● **Raw data**
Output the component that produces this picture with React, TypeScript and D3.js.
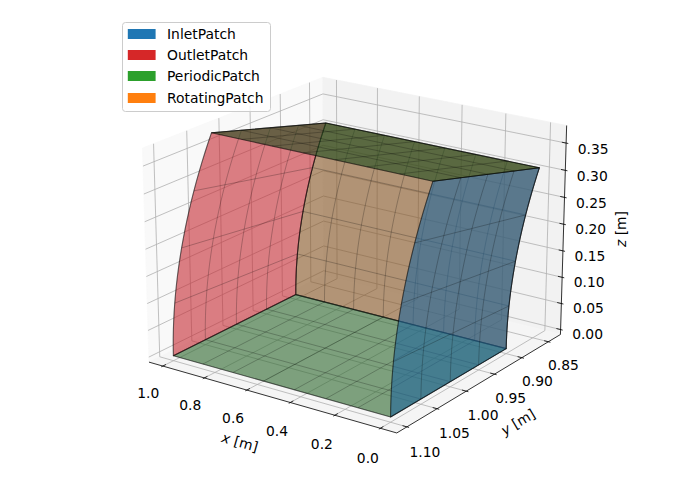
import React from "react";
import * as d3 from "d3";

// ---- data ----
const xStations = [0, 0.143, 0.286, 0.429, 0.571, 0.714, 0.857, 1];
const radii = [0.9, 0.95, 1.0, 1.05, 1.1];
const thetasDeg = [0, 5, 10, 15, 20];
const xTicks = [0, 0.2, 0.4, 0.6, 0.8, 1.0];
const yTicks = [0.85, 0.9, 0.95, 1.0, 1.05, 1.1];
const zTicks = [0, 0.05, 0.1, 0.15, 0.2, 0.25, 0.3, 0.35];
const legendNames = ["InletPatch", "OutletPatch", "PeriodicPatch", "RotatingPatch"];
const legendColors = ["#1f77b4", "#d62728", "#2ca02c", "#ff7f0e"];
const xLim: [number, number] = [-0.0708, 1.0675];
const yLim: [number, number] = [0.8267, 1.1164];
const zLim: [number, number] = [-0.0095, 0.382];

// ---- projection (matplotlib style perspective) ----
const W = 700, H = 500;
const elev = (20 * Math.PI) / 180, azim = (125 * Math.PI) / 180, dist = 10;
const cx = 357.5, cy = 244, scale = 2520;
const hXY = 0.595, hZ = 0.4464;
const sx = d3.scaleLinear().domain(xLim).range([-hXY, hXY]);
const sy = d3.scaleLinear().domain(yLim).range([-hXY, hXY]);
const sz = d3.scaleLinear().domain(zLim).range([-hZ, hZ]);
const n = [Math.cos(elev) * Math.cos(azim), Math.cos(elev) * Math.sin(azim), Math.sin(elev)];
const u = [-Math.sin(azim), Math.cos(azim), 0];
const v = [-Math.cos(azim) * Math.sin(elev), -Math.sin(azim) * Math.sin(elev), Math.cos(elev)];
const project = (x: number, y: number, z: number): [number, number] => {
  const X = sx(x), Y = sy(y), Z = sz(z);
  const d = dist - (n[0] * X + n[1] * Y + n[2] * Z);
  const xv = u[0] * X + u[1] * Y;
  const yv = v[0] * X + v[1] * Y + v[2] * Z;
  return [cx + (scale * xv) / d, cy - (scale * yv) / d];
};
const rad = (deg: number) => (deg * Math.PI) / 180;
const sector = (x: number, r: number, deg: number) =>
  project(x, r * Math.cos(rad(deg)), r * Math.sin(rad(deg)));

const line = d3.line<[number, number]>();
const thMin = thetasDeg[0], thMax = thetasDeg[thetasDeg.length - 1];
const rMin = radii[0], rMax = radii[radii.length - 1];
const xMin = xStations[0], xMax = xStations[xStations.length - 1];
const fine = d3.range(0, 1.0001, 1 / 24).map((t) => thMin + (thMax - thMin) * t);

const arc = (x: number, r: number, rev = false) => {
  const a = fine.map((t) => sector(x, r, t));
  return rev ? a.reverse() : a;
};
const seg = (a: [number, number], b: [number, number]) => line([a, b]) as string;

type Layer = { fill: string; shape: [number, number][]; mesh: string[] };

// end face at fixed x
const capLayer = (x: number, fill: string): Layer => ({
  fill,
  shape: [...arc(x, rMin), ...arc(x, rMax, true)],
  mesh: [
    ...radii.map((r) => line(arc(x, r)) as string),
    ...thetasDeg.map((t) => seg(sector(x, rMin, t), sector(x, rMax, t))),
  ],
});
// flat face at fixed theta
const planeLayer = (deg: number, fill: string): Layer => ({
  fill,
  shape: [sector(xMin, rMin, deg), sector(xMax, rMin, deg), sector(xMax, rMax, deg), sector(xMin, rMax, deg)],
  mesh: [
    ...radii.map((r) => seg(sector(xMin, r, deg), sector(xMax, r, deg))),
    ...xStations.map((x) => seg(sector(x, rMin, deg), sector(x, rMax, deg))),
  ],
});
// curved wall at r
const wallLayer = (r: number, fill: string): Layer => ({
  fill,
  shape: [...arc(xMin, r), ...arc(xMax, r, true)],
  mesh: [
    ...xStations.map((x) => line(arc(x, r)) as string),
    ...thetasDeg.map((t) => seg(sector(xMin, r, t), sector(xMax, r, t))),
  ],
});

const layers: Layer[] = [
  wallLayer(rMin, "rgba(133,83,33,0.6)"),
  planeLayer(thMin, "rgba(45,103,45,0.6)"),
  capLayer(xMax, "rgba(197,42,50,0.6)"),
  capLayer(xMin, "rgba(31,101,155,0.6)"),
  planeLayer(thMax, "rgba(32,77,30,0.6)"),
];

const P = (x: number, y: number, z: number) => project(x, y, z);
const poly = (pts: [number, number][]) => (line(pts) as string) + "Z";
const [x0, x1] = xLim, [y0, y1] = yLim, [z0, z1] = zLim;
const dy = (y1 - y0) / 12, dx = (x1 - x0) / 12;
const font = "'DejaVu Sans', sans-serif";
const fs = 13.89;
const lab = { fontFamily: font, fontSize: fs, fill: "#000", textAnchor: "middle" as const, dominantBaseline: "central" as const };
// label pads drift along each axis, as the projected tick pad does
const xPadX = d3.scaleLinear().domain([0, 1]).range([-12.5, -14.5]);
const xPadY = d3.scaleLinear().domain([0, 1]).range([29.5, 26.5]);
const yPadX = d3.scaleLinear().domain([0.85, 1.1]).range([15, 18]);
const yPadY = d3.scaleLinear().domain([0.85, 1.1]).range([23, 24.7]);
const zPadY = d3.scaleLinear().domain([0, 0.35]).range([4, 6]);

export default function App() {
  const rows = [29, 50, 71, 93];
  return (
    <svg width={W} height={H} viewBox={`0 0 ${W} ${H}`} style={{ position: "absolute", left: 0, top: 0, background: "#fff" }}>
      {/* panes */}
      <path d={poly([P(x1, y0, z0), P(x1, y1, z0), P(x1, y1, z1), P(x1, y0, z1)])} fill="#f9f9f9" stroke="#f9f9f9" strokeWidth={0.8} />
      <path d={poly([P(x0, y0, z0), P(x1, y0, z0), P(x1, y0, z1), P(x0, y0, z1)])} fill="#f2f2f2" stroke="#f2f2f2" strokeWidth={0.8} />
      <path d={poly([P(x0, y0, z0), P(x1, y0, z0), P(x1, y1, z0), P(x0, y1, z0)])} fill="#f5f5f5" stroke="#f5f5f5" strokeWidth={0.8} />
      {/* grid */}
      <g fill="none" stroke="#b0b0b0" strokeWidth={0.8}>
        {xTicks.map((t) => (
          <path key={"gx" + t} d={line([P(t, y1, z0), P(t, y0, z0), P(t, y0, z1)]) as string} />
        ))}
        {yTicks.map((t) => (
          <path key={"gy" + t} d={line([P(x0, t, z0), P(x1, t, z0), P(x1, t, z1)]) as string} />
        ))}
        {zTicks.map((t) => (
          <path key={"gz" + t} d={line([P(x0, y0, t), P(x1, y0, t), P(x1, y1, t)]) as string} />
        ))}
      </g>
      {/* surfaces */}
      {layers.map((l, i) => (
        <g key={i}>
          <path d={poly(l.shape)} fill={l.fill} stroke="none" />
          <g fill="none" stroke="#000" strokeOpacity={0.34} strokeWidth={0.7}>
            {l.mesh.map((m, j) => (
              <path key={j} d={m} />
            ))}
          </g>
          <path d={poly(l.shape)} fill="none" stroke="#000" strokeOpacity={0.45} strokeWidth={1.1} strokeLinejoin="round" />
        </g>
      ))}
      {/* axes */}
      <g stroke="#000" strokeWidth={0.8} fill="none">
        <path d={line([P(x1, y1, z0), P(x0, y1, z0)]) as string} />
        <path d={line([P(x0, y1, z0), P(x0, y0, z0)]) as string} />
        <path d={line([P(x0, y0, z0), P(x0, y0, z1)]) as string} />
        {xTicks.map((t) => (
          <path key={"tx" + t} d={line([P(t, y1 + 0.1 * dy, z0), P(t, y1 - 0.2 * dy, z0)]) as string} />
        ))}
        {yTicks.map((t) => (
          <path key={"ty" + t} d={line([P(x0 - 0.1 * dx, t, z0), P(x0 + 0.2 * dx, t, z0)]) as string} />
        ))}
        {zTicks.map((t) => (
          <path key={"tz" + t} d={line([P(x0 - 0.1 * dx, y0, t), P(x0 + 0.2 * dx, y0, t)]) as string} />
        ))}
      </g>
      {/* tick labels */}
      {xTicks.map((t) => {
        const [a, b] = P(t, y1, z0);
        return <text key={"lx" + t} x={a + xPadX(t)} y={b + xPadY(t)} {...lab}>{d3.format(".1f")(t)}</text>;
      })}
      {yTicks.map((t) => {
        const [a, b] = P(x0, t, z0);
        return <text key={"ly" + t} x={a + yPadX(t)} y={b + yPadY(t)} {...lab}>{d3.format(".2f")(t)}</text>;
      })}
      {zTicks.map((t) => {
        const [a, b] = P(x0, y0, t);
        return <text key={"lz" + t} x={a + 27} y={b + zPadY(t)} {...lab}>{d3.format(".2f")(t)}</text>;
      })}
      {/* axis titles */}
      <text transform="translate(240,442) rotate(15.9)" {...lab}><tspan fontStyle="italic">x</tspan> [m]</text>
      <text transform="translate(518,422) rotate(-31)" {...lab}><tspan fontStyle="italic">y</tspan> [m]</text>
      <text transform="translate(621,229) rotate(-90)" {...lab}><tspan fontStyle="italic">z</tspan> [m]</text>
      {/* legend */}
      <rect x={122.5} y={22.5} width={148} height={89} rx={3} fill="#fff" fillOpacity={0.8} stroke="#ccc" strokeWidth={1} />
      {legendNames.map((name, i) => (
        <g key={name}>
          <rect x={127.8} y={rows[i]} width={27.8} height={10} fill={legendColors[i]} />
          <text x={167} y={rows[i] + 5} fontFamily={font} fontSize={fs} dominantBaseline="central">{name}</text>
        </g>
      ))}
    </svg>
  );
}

● **Task description**
Only the lines from the start of the material through the line containing "import * as" should be transcribed. Pictures stay out.

● **Answer in full**
Output the component that produces this picture with React, TypeScript and D3.js.
import React from "react";
import * as d3 from "d3";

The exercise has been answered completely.